While multi-modal large language models (MLLMs) have made significant progress in complex reasoning tasks via reinforcement learning, it is commonly believed that extensive training data is necessary for improving multi-modal reasoning ability, inevitably leading to data redundancy and substantial computational costs. However, can smaller high-value datasets match or outperform full corpora for multi-modal reasoning in MLLMs? In this work, we challenge this assumption through a key observation: meaningful multi-modal reasoning is triggered by only a sparse subset of training samples, termed cognitive samples, whereas the majority contribute marginally.
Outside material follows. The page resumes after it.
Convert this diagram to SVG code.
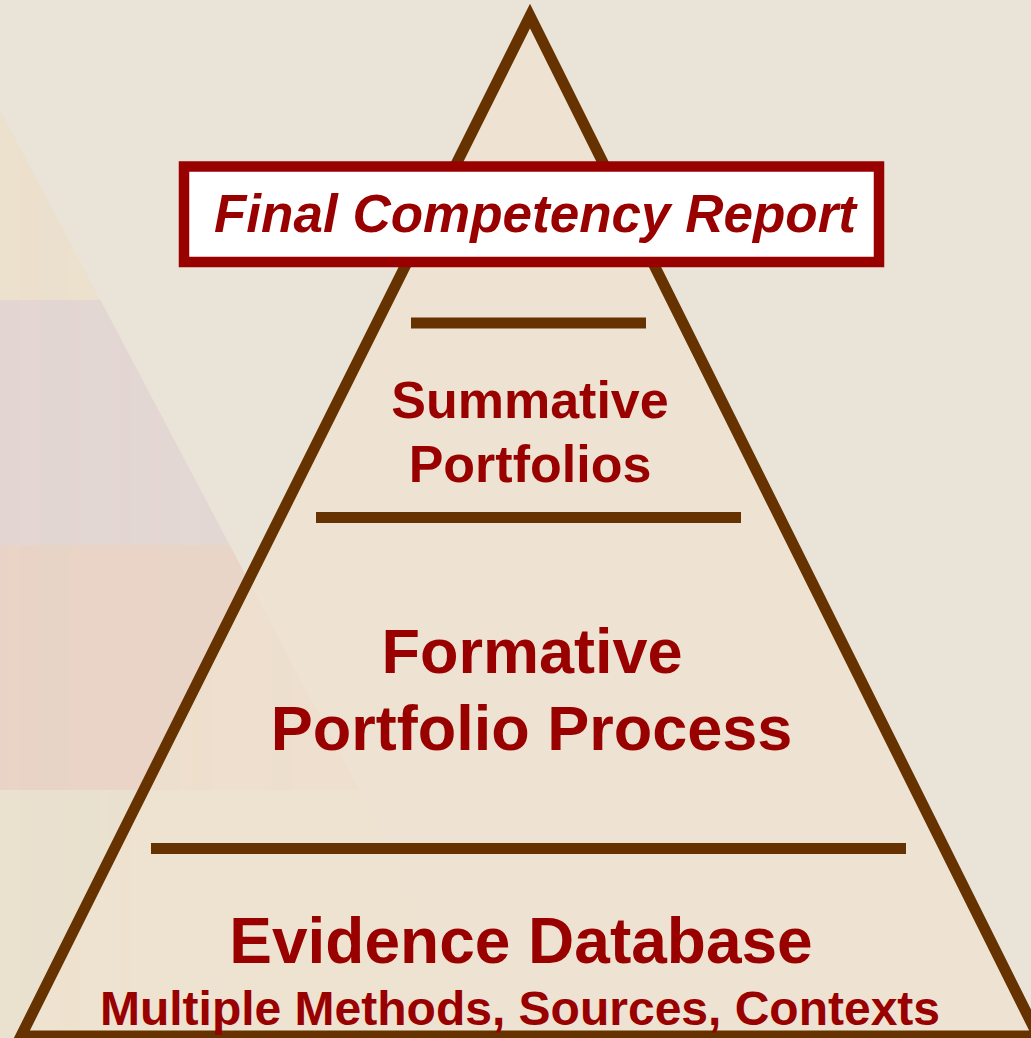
<svg xmlns="http://www.w3.org/2000/svg" width="1031" height="1038" viewBox="0 0 1031 1038">
  <defs>
    <style>
      .bar { stroke: #663300; stroke-width: 11; fill: none; }
      .lbl { font-family: "Liberation Sans", Arial, sans-serif; font-weight: bold; fill: #990000; text-anchor: middle; }
    </style>
    <clipPath id="wedge">
      <polygon points="0,110 490,1038 0,1038"/>
    </clipPath>
    <linearGradient id="fadeR" x1="0" y1="0" x2="1" y2="0">
      <stop offset="0" stop-color="#fff" stop-opacity="0.7"/>
      <stop offset="1" stop-color="#fff" stop-opacity="0.3"/>
    </linearGradient>
    <mask id="fadeMask">
      <rect x="0" y="0" width="1031" height="1038" fill="url(#fadeR)"/>
    </mask>
  </defs>

  <g id="background">
    <rect x="0" y="0" width="1031" height="1038" fill="#EAE3D8"/>
    <g clip-path="url(#wedge)" mask="url(#fadeMask)">
      <rect x="0" y="110" width="500" height="190" fill="#ECDFC8"/>
      <rect x="0" y="300" width="500" height="245" fill="#DFD0D0"/>
      <rect x="0" y="545" width="500" height="245" fill="#E8CCBE"/>
      <rect x="0" y="790" width="500" height="248" fill="#E9DFCA"/>
    </g>
  </g>

  <g id="pyramid">
    <polygon points="530,16 21,1036 1038,1036" fill="#EFE3D0" fill-opacity="0.7" stroke="#663300" stroke-width="11" stroke-linejoin="miter" stroke-miterlimit="10"/>
  </g>

  <g id="connectors">
    <line class="bar" x1="411" y1="323" x2="646" y2="323"/>
    <line class="bar" x1="316" y1="517.5" x2="741" y2="517.5"/>
    <line class="bar" x1="151" y1="848.5" x2="906" y2="848.5"/>
  </g>

  <g id="node-final-report">
    <rect x="184" y="166.5" width="695" height="95.5" fill="#FFFFFF" stroke="#990000" stroke-width="10.5"/>
    <text class="lbl" x="535" y="232" font-size="53" font-style="italic">Final Competency Report</text>
  </g>

  <g id="node-summative">
    <text class="lbl" x="530" y="418" font-size="52">Summative</text>
    <text class="lbl" x="530" y="482" font-size="52">Portfolios</text>
  </g>

  <g id="node-formative">
    <text class="lbl" x="532" y="673" font-size="63">Formative</text>
    <text class="lbl" x="531.5" y="750" font-size="63">Portfolio Process</text>
  </g>

  <g id="node-evidence">
    <text class="lbl" x="521" y="963" font-size="64">Evidence Database</text>
    <text class="lbl" x="520" y="1025" font-size="48">Multiple Methods, Sources, Contexts</text>
  </g>
</svg>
Building on this insight, we propose a novel data selection paradigm termed Reasoning Activation Potential (RAP)}, which identifies cognitive samples by estimating each sample's potential to stimulate genuine multi-modal reasoning by two complementary estimators: 1) Causal Discrepancy Estimator (CDE) based on the potential outcome model principle, eliminates samples that overly rely on language priors by comparing outputs between multi-modal and text-only inputs; 2) Attention Confidence Estimator (ACE), which exploits token-level self-attention to discard samples dominated by irrelevant but over-emphasized tokens in intermediate reasoning stages. Moreover, we introduce a Difficulty-aware Replacement Module (DRM) to substitute trivial instances with cognitively challenging ones, thereby ensuring complexity for robust multi-modal reasoning. Experiments on six datasets show that our RAP method consistently achieves superior performance using only 9.3% of the training data, while reducing computational costs by over 43%.

翻译：尽管多模态大语言模型（MLLMs）通过强化学习在复杂推理任务上取得了显著进展，但普遍认为提升多模态推理能力需要大量训练数据，这不可避免地导致数据冗余和巨大的计算成本。然而，对于多模态大语言模型的多模态推理任务，规模较小的高价值数据集能否达到甚至超越完整数据集的性能？在本工作中，我们通过一个关键观察挑战了这一假设：有意义的多模态推理仅由训练样本中一个稀疏的子集（称为认知样本）所触发，而大多数样本的贡献微乎其微。基于这一洞见，我们提出了一种新颖的数据选择范式，称为推理激活潜力（RAP）。该方法通过两个互补的估计器来识别认知样本，即估计每个样本激发真正多模态推理的潜力：1）基于潜在结果模型原则的因果差异估计器（CDE），通过比较多模态输入与纯文本输入下的输出，剔除那些过度依赖语言先验的样本；2）注意力置信度估计器（ACE），它利用词元级自注意力机制，丢弃在中间推理阶段被无关但被过度强调的词元所主导的样本。此外，我们引入了一个难度感知替换模块（DRM），用认知上具有挑战性的实例替换简单实例，从而确保复杂度以实现鲁棒的多模态推理。在六个数据集上的实验表明，我们的RAP方法仅使用9.3%的训练数据就能持续取得更优的性能，同时将计算成本降低超过43%。